▶ [TASK TO COMPLETE]:
Pick out every line that holds the string "with" and copy it.

▶ [DATA SEGMENT]:
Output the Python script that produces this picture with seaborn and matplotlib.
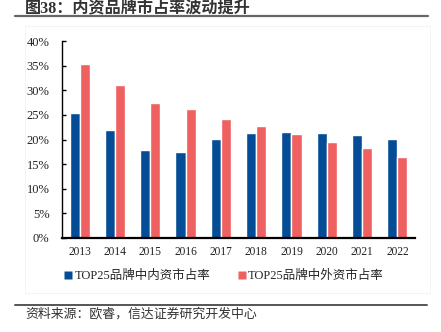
import matplotlib
matplotlib.use("Agg")
import matplotlib.pyplot as plt
from matplotlib.lines import Line2D
from matplotlib.patches import Rectangle
import seaborn as sns
import pandas as pd

years = ["2013", "2014", "2015", "2016", "2017", "2018", "2019", "2020", "2021", "2022"]
domestic = [25.3, 21.9, 17.8, 17.5, 20.1, 21.3, 21.5, 21.4, 21.0, 20.2]
foreign = [35.3, 31.0, 27.5, 26.1, 24.2, 22.7, 21.1, 19.4, 18.2, 16.4]
series_names = ["TOP25品牌中内资市占率", "TOP25品牌中外资市占率"]
y_ticks = [0, 5, 10, 15, 20, 25, 30, 35, 40]
title = "图38：内资品牌市占率波动提升"
source = "资料来源：欧睿，信达证券研究开发中心"

sns.set_style("ticks")
plt.rcParams["font.family"] = ["Liberation Serif", "Noto Sans CJK SC"]
plt.rcParams["axes.unicode_minus"] = False

df = pd.DataFrame({
    "year": years * 2,
    "share": domestic + foreign,
    "series": [series_names[0]] * len(years) + [series_names[1]] * len(years),
})

W, H = 441, 332
fig = plt.figure(figsize=(W / 100, H / 100), dpi=100)
ax = fig.add_axes([62 / W, 1 - 238 / H, 353 / W, 197 / H])

palette = {series_names[0]: "#044C96", series_names[1]: "#EF6060"}
sns.barplot(data=df, x="year", y="share", hue="series", palette=palette,
            width=0.57, saturation=1, ax=ax, legend=False)

ax.set_ylim(0, 40)
ax.set_xlim(-0.5, len(years) - 0.5)
ax.set_yticks(y_ticks)
ax.set_yticklabels([f"{t}%" for t in y_ticks])
ax.set_xlabel("")
ax.set_ylabel("")
for s in ["top", "right"]:
    ax.spines[s].set_visible(False)
ax.spines["left"].set_linewidth(1.0)
ax.spines["bottom"].set_linewidth(1.6)
ax.spines["left"].set_color("black")
ax.spines["bottom"].set_color("black")
ax.tick_params(axis="y", direction="in", length=3, width=1.0, pad=9,
               labelsize=9, colors="black")
ax.tick_params(axis="x", length=0, pad=6, labelsize=8.3, colors="black")
for lab in ax.get_xticklabels() + ax.get_yticklabels():
    lab.set_color("#222222")

# legend with small square markers
handles = [Line2D([0], [0], marker="s", color="none", markerfacecolor=palette[n],
                  markeredgecolor="none", markersize=5.5) for n in series_names]
fig.legend(handles, series_names, loc="center", bbox_to_anchor=(0.508, 1 - 276 / H),
           ncol=2, frameon=False, handlelength=0.6, handletextpad=0.2,
           columnspacing=2.2, prop={"size": 9})

# faint frame around the chart area
fig.add_artist(Rectangle((25 / W, 1 - 293 / H), 405 / W, 267 / H, transform=fig.transFigure,
                         fill=False, edgecolor="#f4f4f4", linewidth=0.8))

# title and rules
fig.text(25 / W, 1 - 8 / H, title, fontsize=11.6, fontweight="bold", color="#333333",
         ha="left", va="center")
fig.add_artist(Line2D([15 / W, 428 / W], [1 - 16 / H, 1 - 16 / H], transform=fig.transFigure,
                      color="#666666", linewidth=1.6))
fig.add_artist(Line2D([15 / W, 427 / W], [1 - 305 / H, 1 - 305 / H], transform=fig.transFigure,
                      color="#555555", linewidth=1.4))
fig.text(25 / W, 1 - 314 / H, source, fontsize=9.3, color="#333333", ha="left", va="center")

fig.savefig("out.png", dpi=100)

▶ [RESPONSE]:
Output the Python script that produces this picture with seaborn and matplotlib.
# legend with small square markers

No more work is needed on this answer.